Not that taking a pill makes you better; but telling the truth does. And trying to dig out; does. Asking for..and accepting help, certainly does.
So, is this above picture a lie? A delusion? I don't want to think so. I want to think of it as a vision...a diffused glow of what we almost are..perhaps what we really are, when we slow down, drop our masks...and believe.
Perhaps this is the Christmas portrait of the family we truly are, when we all decide to see ourselves for who we really are. Right now. Right this moment.
Friday, December 07, 2007
The snow is coming. The white storm. The peaceful cold. I will know I am alive. My breath will hang in the air.
When you give a dog a bone,
at first he will love you.
He may dance on cue,sit or
spin. You will be magic. But,
the time will come. It must.
When you give that dog his bone,
he will seem changed. As if
suddenly he knows,you could have
given him meat, instead.
Labels: Poetry Thursday
Thursday, December 06, 2007
Almost As Bad As Coal...
It comes from keeping secrets. Holding on too tightly to (dastardly renegade) feelings. Smiling so long that your muscles twitch with exhaustion.

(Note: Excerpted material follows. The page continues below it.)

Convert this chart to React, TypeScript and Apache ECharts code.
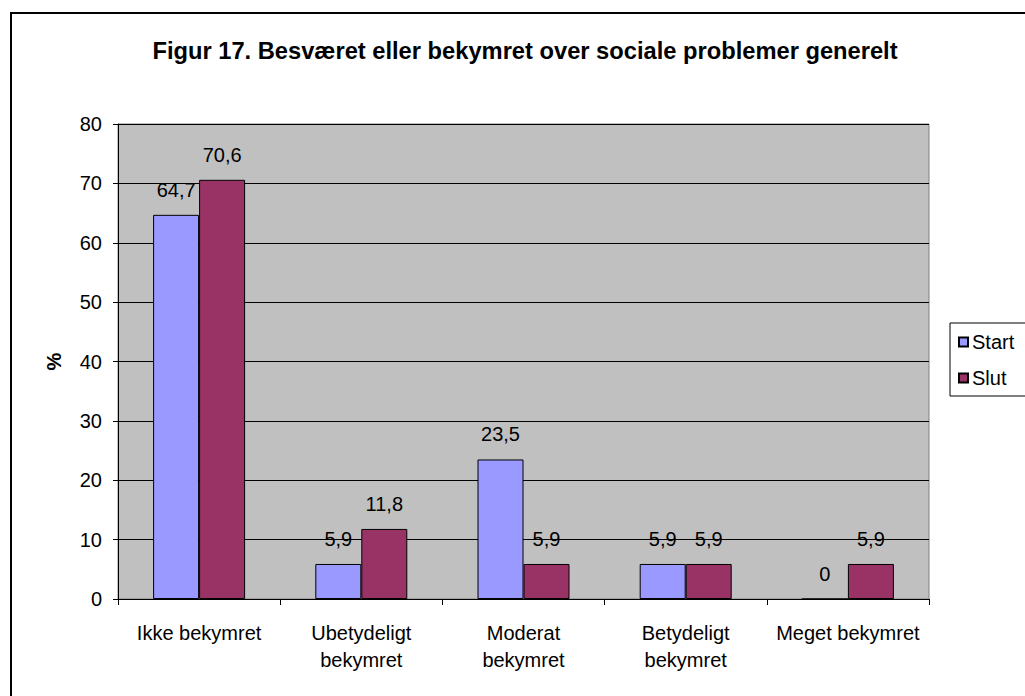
import React, { useEffect, useRef } from "react";
import * as echarts from "echarts";

const categories = [
  "Ikke bekymret",
  "Ubetydeligt\nbekymret",
  "Moderat\nbekymret",
  "Betydeligt\nbekymret",
  "Meget bekymret",
];
const startValues = [64.7, 5.9, 23.5, 5.9, 0];
const slutValues = [70.6, 11.8, 5.9, 5.9, 5.9];
const yTicks = { min: 0, max: 80, interval: 10 };

const FONT = "'Liberation Sans', Arial, sans-serif";

const fmt = (v: number) => String(v).replace(".", ",");

export default function App() {
  const ref = useRef<HTMLDivElement>(null);

  useEffect(() => {
    if (!ref.current) return;
    const chart = echarts.init(ref.current, undefined, { renderer: "svg" });

    const label = {
      show: true,
      position: "top" as const,
      distance: 15,
      color: "#000",
      fontFamily: FONT,
      fontSize: 20,
      formatter: (p: any) => fmt(p.value),
    };

    chart.setOption({
      animation: false,
      backgroundColor: "#ffffff",
      textStyle: { fontFamily: FONT },
      graphic: [
        {
          type: "rect",
          shape: { x: 11, y: 13, width: 1040, height: 720 },
          style: { fill: "none", stroke: "#000", lineWidth: 2 },
          z: 100,
          silent: true,
        },
      ],
      title: {
        text: "Figur 17. Besværet eller bekymret over sociale problemer generelt",
        left: 525,
        textAlign: "center",
        top: 39,
        padding: 0,
        textStyle: {
          fontFamily: FONT,
          fontSize: 23.7,
          fontWeight: "bold",
          color: "#000",
        },
      },
      legend: {
        orient: "vertical",
        left: 950,
        top: 323,
        padding: [9, 30, 8, 8],
        itemGap: 16,
        itemWidth: 9,
        itemHeight: 9,
        icon: "rect",
        borderColor: "#000",
        borderWidth: 1,
        backgroundColor: "#fff",
        textStyle: { fontFamily: FONT, fontSize: 20, color: "#000", padding: [0, 0, 0, -1] },
        data: ["Start", "Slut"],
      },
      grid: {
        left: 118,
        top: 124,
        width: 811,
        height: 475,
        show: true,
        backgroundColor: "#C0C0C0",
        borderColor: "#808080",
        borderWidth: 1,
      },
      xAxis: {
        type: "category",
        data: categories,
        axisLine: { show: true, lineStyle: { color: "#000", width: 1 } },
        axisTick: {
          show: true,
          alignWithLabel: false,
          length: 6,
          lineStyle: { color: "#000" },
        },
        axisLabel: {
          color: "#000",
          fontFamily: FONT,
          fontSize: 20,
          lineHeight: 27,
          margin: 20,
          interval: 0,
        },
      },
      yAxis: {
        type: "value",
        min: yTicks.min,
        max: yTicks.max,
        interval: yTicks.interval,
        name: "%",
        nameLocation: "middle",
        nameGap: 54,
        nameTextStyle: {
          fontFamily: FONT,
          fontSize: 20,
          fontWeight: "bold",
          color: "#000",
        },
        axisLine: { show: true, lineStyle: { color: "#000", width: 1 } },
        axisTick: { show: true, length: 5, lineStyle: { color: "#000" } },
        axisLabel: {
          color: "#000",
          fontFamily: FONT,
          fontSize: 20,
          margin: 16,
        },
        splitLine: { show: true, lineStyle: { color: "#000", width: 1 } },
      },
      series: [
        {
          name: "Start",
          type: "bar",
          data: startValues,
          barWidth: 46,
          barGap: "0%",
          itemStyle: { color: "#9999FF", borderColor: "#000", borderWidth: 1 },
          label,
        },
        {
          name: "Slut",
          type: "bar",
          data: slutValues,
          barWidth: 46,
          barGap: "0%",
          itemStyle: { color: "#993366", borderColor: "#000", borderWidth: 1 },
          label,
        },
      ],
    });

    return () => chart.dispose();
  }, []);

  return (
    <div
      ref={ref}
      style={{ position: "absolute", left: 0, top: 0, width: 1025, height: 696 }}
    />
  );
}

Eyeing the door a bit too long, with the desire to bolt.
Waiting for the fever to pass.
Not wanting to speak of hallucinations.
ya know..the typical holiday crud.
Please bear with me.
This too, shall pass.
Tuesday, December 04, 2007
I have time, right....to catch the holiday spirit?
What do I give my daughter for her last Christmas as a child? Next year..she will be off to college, 18...and away....
What do I give my other daughter for her journey through High School? I have looked and looked for a magic mirror..to show her the true beauty she contains. It eludes me. All I find are cheap knock offs.
What do I give my husband, that I haven't already given? I wish I could give him my restlessness, my un ease. But again, I only seem to find disguises..and false smiles painted with great sparkly lip gloss..
What would I give to myself....That I would not be afraid to unwrap?